Your instructions: Drop every picture, then transcribe the remaining data exactly.
═════ Data ═════
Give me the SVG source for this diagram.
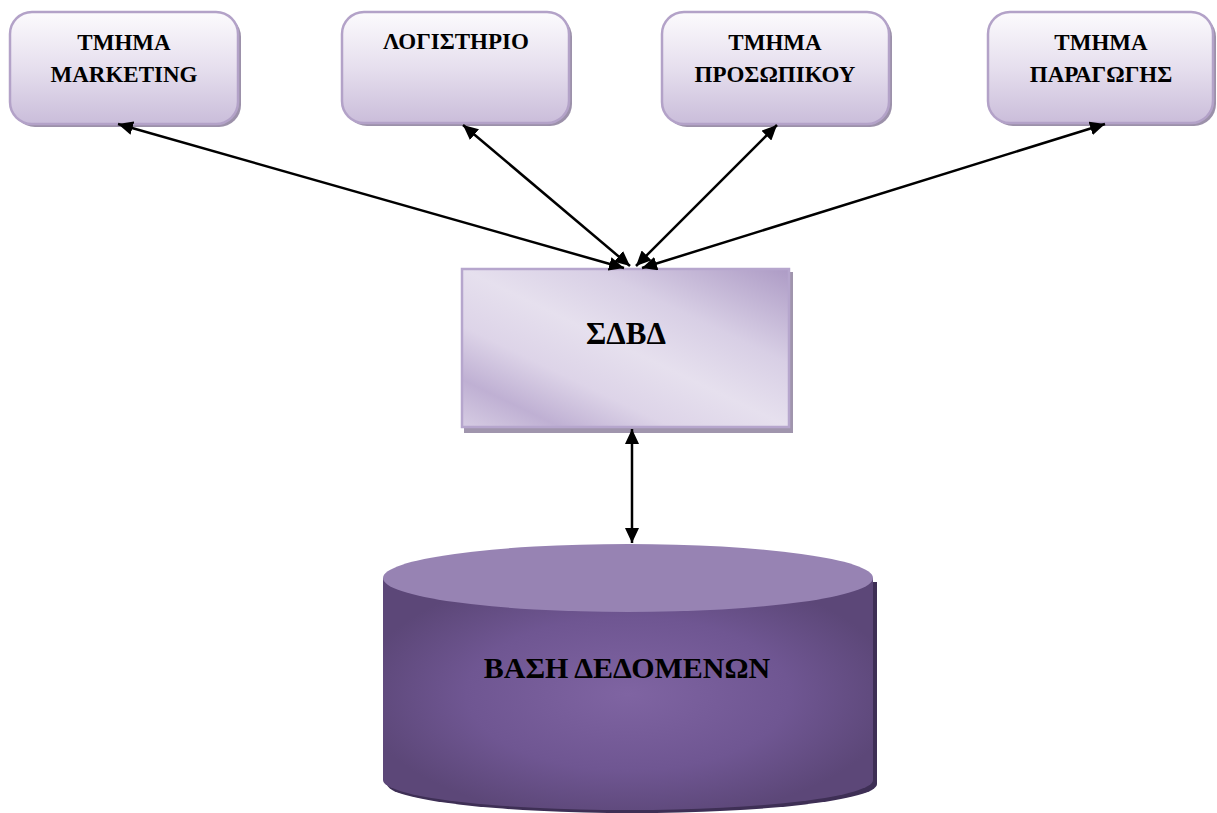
<svg xmlns="http://www.w3.org/2000/svg" width="1217" height="813" viewBox="0 0 1217 813">
<defs>
<linearGradient id="boxGrad" x1="0" y1="0" x2="0" y2="1">
<stop offset="0" stop-color="#fcfbfd"/>
<stop offset="0.5" stop-color="#e6dfee"/>
<stop offset="1" stop-color="#cabdda"/>
</linearGradient>
<linearGradient id="dbmsGrad" x1="1" y1="0" x2="0" y2="1">
<stop offset="0" stop-color="#ad9bc5"/>
<stop offset="0.3" stop-color="#d8cfe5"/>
<stop offset="0.5" stop-color="#e6e0ee"/>
<stop offset="0.68" stop-color="#ddd4e8"/>
<stop offset="0.85" stop-color="#bfb0d3"/>
<stop offset="1" stop-color="#d6cce3"/>
</linearGradient>
<radialGradient id="cylGrad" cx="0.5" cy="0.5" r="0.55">
<stop offset="0" stop-color="#7f64a2"/>
<stop offset="0.6" stop-color="#6f5692"/>
<stop offset="1" stop-color="#5c4778"/>
</radialGradient>
<marker id="ah" markerUnits="userSpaceOnUse" markerWidth="16" markerHeight="14" refX="15" refY="7" orient="auto-start-reverse">
<path d="M0,0 L15,7 L0,14 Z" fill="#000"/>
</marker>
<style>
.box{fill:url(#boxGrad);stroke:#b3a2c8;stroke-width:2.5}
.shadow{fill:#9c91aa}
.lbl{font-family:"Liberation Serif","Times New Roman",serif;font-weight:bold;font-size:23px;fill:#000;text-anchor:middle}
.conn{stroke:#000;stroke-width:2.5;fill:none;marker-start:url(#ah);marker-end:url(#ah)}
</style>
</defs>

<g id="node-marketing">
<rect class="shadow" x="13" y="15" width="228" height="112" rx="22"/>
<rect class="box" x="10" y="12" width="228" height="112" rx="22"/>
<text class="lbl" x="124" y="50">ΤΜΗΜΑ</text>
<text class="lbl" x="124" y="82">MARKETING</text>
</g>

<g id="node-logistirio">
<rect class="shadow" x="345" y="15" width="227" height="111" rx="22"/>
<rect class="box" x="342" y="12" width="227" height="111" rx="22"/>
<text class="lbl" x="456" y="49">ΛΟΓΙΣΤΗΡΙΟ</text>
</g>

<g id="node-prosopiko">
<rect class="shadow" x="665" y="15" width="227" height="112" rx="22"/>
<rect class="box" x="662" y="12" width="227" height="112" rx="22"/>
<text class="lbl" x="775" y="50">ΤΜΗΜΑ</text>
<text class="lbl" x="775" y="82">ΠΡΟΣΩΠΙΚΟΥ</text>
</g>

<g id="node-paragogi">
<rect class="shadow" x="991" y="15" width="225" height="111" rx="22"/>
<rect class="box" x="988" y="12" width="225" height="111" rx="22"/>
<text class="lbl" x="1101" y="50">ΤΜΗΜΑ</text>
<text class="lbl" x="1101" y="82">ΠΑΡΑΓΩΓΗΣ</text>
</g>

<g id="node-sdbd">
<rect x="464" y="272" width="329" height="161" fill="#a095ad"/>
<rect x="462" y="269" width="327" height="158" fill="url(#dbmsGrad)" stroke="#b6a6cd" stroke-width="2.5"/>
<text x="626" y="344" font-family="'Liberation Serif','Times New Roman',serif" font-weight="bold" font-size="31" text-anchor="middle" fill="#000">ΣΔΒΔ</text>
</g>

<g id="node-database">
<path d="M387,582 L877,582 L877,784 A245,29 0 0 1 387,784 Z" fill="#3e2f55"/>
<path d="M383,578 L873,578 L873,780 A245,30 0 0 1 383,780 Z" fill="url(#cylGrad)"/>
<ellipse cx="628" cy="578" rx="245" ry="34" fill="#9783b3"/>
<text x="627" y="678" font-family="'Liberation Serif','Times New Roman',serif" font-weight="bold" font-size="30" text-anchor="middle" fill="#000">ΒΑΣΗ ΔΕΔΟΜΕΝΩΝ</text>
</g>

<g id="connectors">
<line class="conn" x1="624" y1="268" x2="118" y2="124"/>
<line class="conn" x1="630" y1="266" x2="463" y2="125"/>
<line class="conn" x1="636" y1="266" x2="777" y2="125"/>
<line class="conn" x1="642" y1="268" x2="1105" y2="124"/>
<line class="conn" x1="632" y1="429" x2="632" y2="543"/>
</g>
</svg>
═════
Right answer:
Give me the SVG source for this diagram.
<svg xmlns="http://www.w3.org/2000/svg" width="1217" height="813" viewBox="0 0 1217 813">
<defs>
<linearGradient id="boxGrad" x1="0" y1="0" x2="0" y2="1">
<stop offset="0" stop-color="#fcfbfd"/>
<stop offset="0.5" stop-color="#e6dfee"/>
<stop offset="1" stop-color="#cabdda"/>
</linearGradient>
<linearGradient id="dbmsGrad" x1="1" y1="0" x2="0" y2="1">
<stop offset="0" stop-color="#ad9bc5"/>
<stop offset="0.3" stop-color="#d8cfe5"/>
<stop offset="0.5" stop-color="#e6e0ee"/>
<stop offset="0.68" stop-color="#ddd4e8"/>
<stop offset="0.85" stop-color="#bfb0d3"/>
<stop offset="1" stop-color="#d6cce3"/>
</linearGradient>
<radialGradient id="cylGrad" cx="0.5" cy="0.5" r="0.55">
<stop offset="0" stop-color="#7f64a2"/>
<stop offset="0.6" stop-color="#6f5692"/>
<stop offset="1" stop-color="#5c4778"/>
</radialGradient>
<marker id="ah" markerUnits="userSpaceOnUse" markerWidth="16" markerHeight="14" refX="15" refY="7" orient="auto-start-reverse">
<path d="M0,0 L15,7 L0,14 Z" fill="#000"/>
</marker>
<style>
.box{fill:url(#boxGrad);stroke:#b3a2c8;stroke-width:2.5}
.shadow{fill:#9c91aa}
.lbl{font-family:"Liberation Serif","Times New Roman",serif;font-weight:bold;font-size:23px;fill:#000;text-anchor:middle}
.conn{stroke:#000;stroke-width:2.5;fill:none;marker-start:url(#ah);marker-end:url(#ah)}
</style>
</defs>

<g id="node-marketing">
<rect class="shadow" x="13" y="15" width="228" height="112" rx="22"/>
<rect class="box" x="10" y="12" width="228" height="112" rx="22"/>
<text class="lbl" x="124" y="50">ΤΜΗΜΑ</text>
<text class="lbl" x="124" y="82">MARKETING</text>
</g>

<g id="node-logistirio">
<rect class="shadow" x="345" y="15" width="227" height="111" rx="22"/>
<rect class="box" x="342" y="12" width="227" height="111" rx="22"/>
<text class="lbl" x="456" y="49">ΛΟΓΙΣΤΗΡΙΟ</text>
</g>

<g id="node-prosopiko">
<rect class="shadow" x="665" y="15" width="227" height="112" rx="22"/>
<rect class="box" x="662" y="12" width="227" height="112" rx="22"/>
<text class="lbl" x="775" y="50">ΤΜΗΜΑ</text>
<text class="lbl" x="775" y="82">ΠΡΟΣΩΠΙΚΟΥ</text>
</g>

<g id="node-paragogi">
<rect class="shadow" x="991" y="15" width="225" height="111" rx="22"/>
<rect class="box" x="988" y="12" width="225" height="111" rx="22"/>
<text class="lbl" x="1101" y="50">ΤΜΗΜΑ</text>
<text class="lbl" x="1101" y="82">ΠΑΡΑΓΩΓΗΣ</text>
</g>

<g id="node-sdbd">
<rect x="464" y="272" width="329" height="161" fill="#a095ad"/>
<rect x="462" y="269" width="327" height="158" fill="url(#dbmsGrad)" stroke="#b6a6cd" stroke-width="2.5"/>
<text x="626" y="344" font-family="'Liberation Serif','Times New Roman',serif" font-weight="bold" font-size="31" text-anchor="middle" fill="#000">ΣΔΒΔ</text>
</g>

<g id="node-database">
<path d="M387,582 L877,582 L877,784 A245,29 0 0 1 387,784 Z" fill="#3e2f55"/>
<path d="M383,578 L873,578 L873,780 A245,30 0 0 1 383,780 Z" fill="url(#cylGrad)"/>
<ellipse cx="628" cy="578" rx="245" ry="34" fill="#9783b3"/>
<text x="627" y="678" font-family="'Liberation Serif','Times New Roman',serif" font-weight="bold" font-size="30" text-anchor="middle" fill="#000">ΒΑΣΗ ΔΕΔΟΜΕΝΩΝ</text>
</g>

<g id="connectors">
<line class="conn" x1="624" y1="268" x2="118" y2="124"/>
<line class="conn" x1="630" y1="266" x2="463" y2="125"/>
<line class="conn" x1="636" y1="266" x2="777" y2="125"/>
<line class="conn" x1="642" y1="268" x2="1105" y2="124"/>
<line class="conn" x1="632" y1="429" x2="632" y2="543"/>
</g>
</svg>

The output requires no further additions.